On the opposite slope we'll see a cinder cone from which a path sets off and where there is a water gallery. As we carry on we'll get to an area of dykes that will afford us a truly impressive spectacle. It is a structure of agglomerated Roque Nublo material over which there is a trachybasaltic flow with columnar joints, its upper end covered by other emissions of Roque Nublo agglomerate.

We continue along our path and come across the rubblework pipe again. We get to a dirt track with a fork, where we should ignore both turnings and take a narrow path opposite us that sets off towards the NE. We walk downhill amidst flatpods and parallel to a drystone wall on our right.

We walk past a house with a very large chestnut tree to our right and turn in the direction of Las Lagunetas along a steep path. After that we go down a concrete track that takes us to the main road (GC-21) first and then to the chuch.

The trail ends by the church in Las Lagunetas, dedicated to Saint Bartholomew and to the Immaculate Heart of Mary. The village is renowned, among other things, for its mills and bakeries. From the church we can walk across the square down towards the bed of the ravine, to La Yedra and Utiaca (Trail 5. Las Lagunetas - Utiaca).

(1) It is a new pipe that runs parallel to the path.

Additional information about the trail

Traditional Bakery

Bread has become a staple in the diet of modern Canarians, much as gofio used to be in former times. The bread baked in the Middle Mountain Region is made with aniseed, and enjoys island-wide popularity. Egg bread and potato bread are also made, as well as a range of pastries made with lard, flour and almonds. At number 4, San Francisco street, in Las Lagunetas, there is an old oven. It dates from the 20th century, and it has a surface area of about 130 square metres. There are three mouths that were used both to extract baked products and to introduce logs to fire it. The flooring of the bakery is made of basalt stonework from Arucas.

Although the original construction has been altered -the old oven has been replaced by a new one- it is in a good state of preservation.
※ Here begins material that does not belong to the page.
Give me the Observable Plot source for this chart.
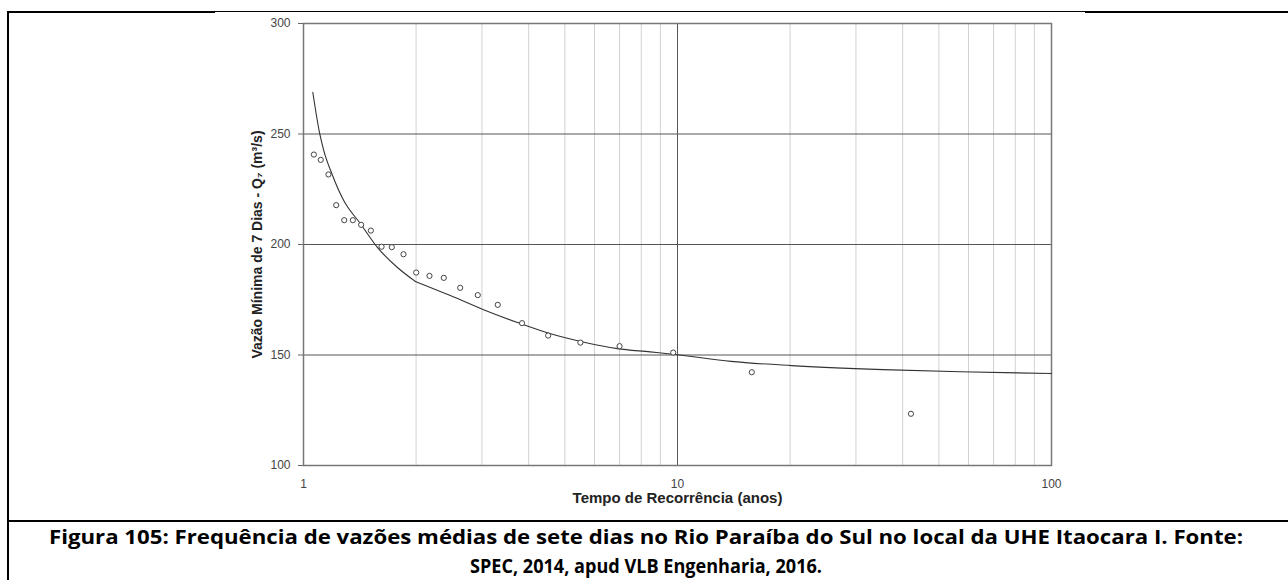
<!DOCTYPE html>
<html><head><meta charset="utf-8">
<script src="https://cdn.jsdelivr.net/npm/d3@7"></script>
<script src="https://cdn.jsdelivr.net/npm/@observablehq/plot@0.6"></script>
<style>
html,body{margin:0;padding:0;background:#fff}
body{width:1288px;height:580px;overflow:hidden;position:relative}
#chart{position:absolute;left:0;top:0}
#overlay{position:absolute;left:0;top:0}
</style></head><body>
<div id="chart"></div>
<svg id="overlay" width="1288" height="580" xmlns="http://www.w3.org/2000/svg">
  <rect x="8" y="11" width="207" height="2" fill="#000"/>
  <rect x="215" y="11" width="870" height="1" fill="#000"/>
  <rect x="1085" y="11" width="203" height="2" fill="#000"/>
  <rect x="7" y="11" width="2" height="569" fill="#000"/>
  <rect x="7" y="520" width="1281" height="2" fill="#000"/>
  <text x="646" y="544" text-anchor="middle" font-family="Open Sans, sans-serif" font-weight="bold" font-size="20" textLength="1194" lengthAdjust="spacingAndGlyphs" fill="#000">Figura 105: Frequência de vazões médias de sete dias no Rio Paraíba do Sul no local da UHE Itaocara I. Fonte:</text>
  <text x="646" y="573" text-anchor="middle" font-family="Open Sans, sans-serif" font-weight="bold" font-size="20" textLength="352" lengthAdjust="spacingAndGlyphs" fill="#000">SPEC, 2014, apud VLB Engenharia, 2016.</text>
</svg>
<script>
// Observed data points (recurrence time in years, 7-day minimum flow m³/s)
const recurrence = [1.066,1.112,1.166,1.223,1.285,1.355,1.426,1.514,1.617,1.722,1.851,2.001,2.172,2.372,2.624,2.924,3.307,3.84,4.51,5.5,7.0,9.74,15.8,42.1];
const flow = [240.7,238.3,231.7,217.8,211.0,211.0,208.9,206.3,199.0,198.8,195.6,187.3,185.8,184.9,180.4,177.1,172.7,164.4,158.8,155.6,154.0,151.1,142.2,123.4];
// Fitted distribution curve (two branches meeting at T = 2)
const curveT = [1.059,1.104,1.133,1.193,1.281,1.420,1.574,1.780,1.99,2.47,3.03,3.82,4.58,5.62,6.90,8.45,10,13.9,20.2,35.5,57,100];
const curveQ = [268.9,250.5,242.5,231.7,219.9,209.4,198.8,189.7,183.3,176.9,170.5,164.1,159.6,155.8,152.9,151.4,150.1,147.1,145.2,143.4,142.4,141.6];
const curveBreak = 1.99;
// Axis ticks
const xTicks = [1,10,100];
const xMinor = [2,3,4,5,6,7,8,9,20,30,40,50,60,70,80,90];
const xMajorGrid = [10];
const yTicks = [100,150,200,250,300];
const yMajorGrid = [150,200,250];
const xTitle = "Tempo de Recorrência (anos)";
const yTitle = "Vazão Mínima de 7 Dias - Q₇ (m³/s)";

const points = recurrence.map((t,i)=>({t, q: flow[i]}));
const curve = [];
curveT.forEach((t,i)=>{
  if (t <= curveBreak) curve.push({t, q: curveQ[i], seg: "a"});
  if (t >= curveBreak) curve.push({t, q: curveQ[i], seg: "b"});
});

const plot = Plot.plot({
  width: 1288, height: 520,
  marginLeft: 303, marginRight: 237, marginTop: 23, marginBottom: 55,
  x: {type: "log", domain: [1,100]},
  y: {domain: [100,300]},
  style: {fontFamily: "Liberation Sans, Arial, sans-serif", fontSize: "12px", color: "#444", background: "transparent"},
  marks: [
    Plot.ruleX(xMinor, {stroke: "#d2d2d2", strokeWidth: 1}),
    Plot.ruleY(yMajorGrid, {stroke: "#555", strokeWidth: 1}),
    Plot.ruleX(xMajorGrid, {stroke: "#555", strokeWidth: 1}),
    Plot.frame({stroke: "#777", strokeWidth: 1.5}),
    Plot.axisY(yTicks, {tickSize: 5, tickPadding: 8, label: null, stroke: "#666", fill: "#444", fontSize: 12}),
    Plot.axisX(xTicks, {tickSize: 0, tickPadding: 14, label: null, tickFormat: d => String(d), fill: "#444", fontSize: 12}),
    Plot.line(curve, {x: "t", y: "q", z: "seg", curve: "monotone-x", stroke: "#333", strokeWidth: 1.1}),
    Plot.dot(points, {x: "t", y: "q", r: 2.6, stroke: "#444", fill: "white", strokeWidth: 1}),
    Plot.text([yTitle], {frameAnchor: "left", dx: -46, rotate: -90, textAnchor: "middle", fontWeight: "bold", fontSize: 14, fill: "#222"}),
    Plot.text([xTitle], {frameAnchor: "bottom", dy: 37, textAnchor: "middle", fontWeight: "bold", fontSize: 15, fill: "#222"})
  ]
});
document.getElementById("chart").appendChild(plot);
</script>
</body></html>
The old oven is still used to produce some pastries and wood-fired bread which are usually sold on Sundays at the local market in San Mateo.The flour is still kneaded by hand, which is very hard work, but which produces bread of a texture, body and flavour very different from that produced by industrial bakeries.

The mills of Las Lagunetas

Molino de los Ortega o Molino de la Boca del Túnel (The Ortegas' Mill, a.k.a. Tunnel Entrance Mill)

This mill dates from the 19th century and it is still in use producing gofio. It is found in Barranco de La Mina, near Degollada de Los Molinos. It is well preserved, although the original structure has been modified. The latest reforms were undertaken by its current owner, don Manuel Sánchez Rodríguez, in 1971. The mill is powered by water from the La Mina water gallery, which belongs to the Heredad de Las Palmas (an Heredad is an association of water owners). In the lower part of the mill it is possible to see the counter wheel with its vanes.

Molino de Abajo, del Túnel o de La Cumbre (Lower Mill, a.k.a. Tunnel or High Mountain Mill)

It dates from the 19th century and it has a surface area of merely 16 square metres. At present it is abandoned. It is in a spot known as Era de Pata, in Degollada de Los Molinos, in the Barranco de La Mina ravine, in an area close to Las Lagunetas.

Molino de Cho Gutiérrez, Huerta del Molino o Molino de Enmedio de Las Lagunetas (Cho Gutiérrez' Mill, a.k.a. the Vegetable Garden Mill or The Mill in the middle of Las Lagunetas).

The mill dates from 1874 and it stayed active until the end of the 20th century. It has a surface area of 60 square metres. It is at present, as the photograph shows, in a state of neglect. It is in Las Lagunetas itself, in the Barranco de La Mina, about 100 metres away from number 20, La Longuera street, where the path that leads to it starts. On the outside we can still see the flume that fed the wheel, which reaches a height of 15 metres; it enabled it to develop 8 h.p., or, in other words, to grind up to 300 kg of gofio over 8 hours. There are three rooms: the roasting room, the store room and the mill's machinery room.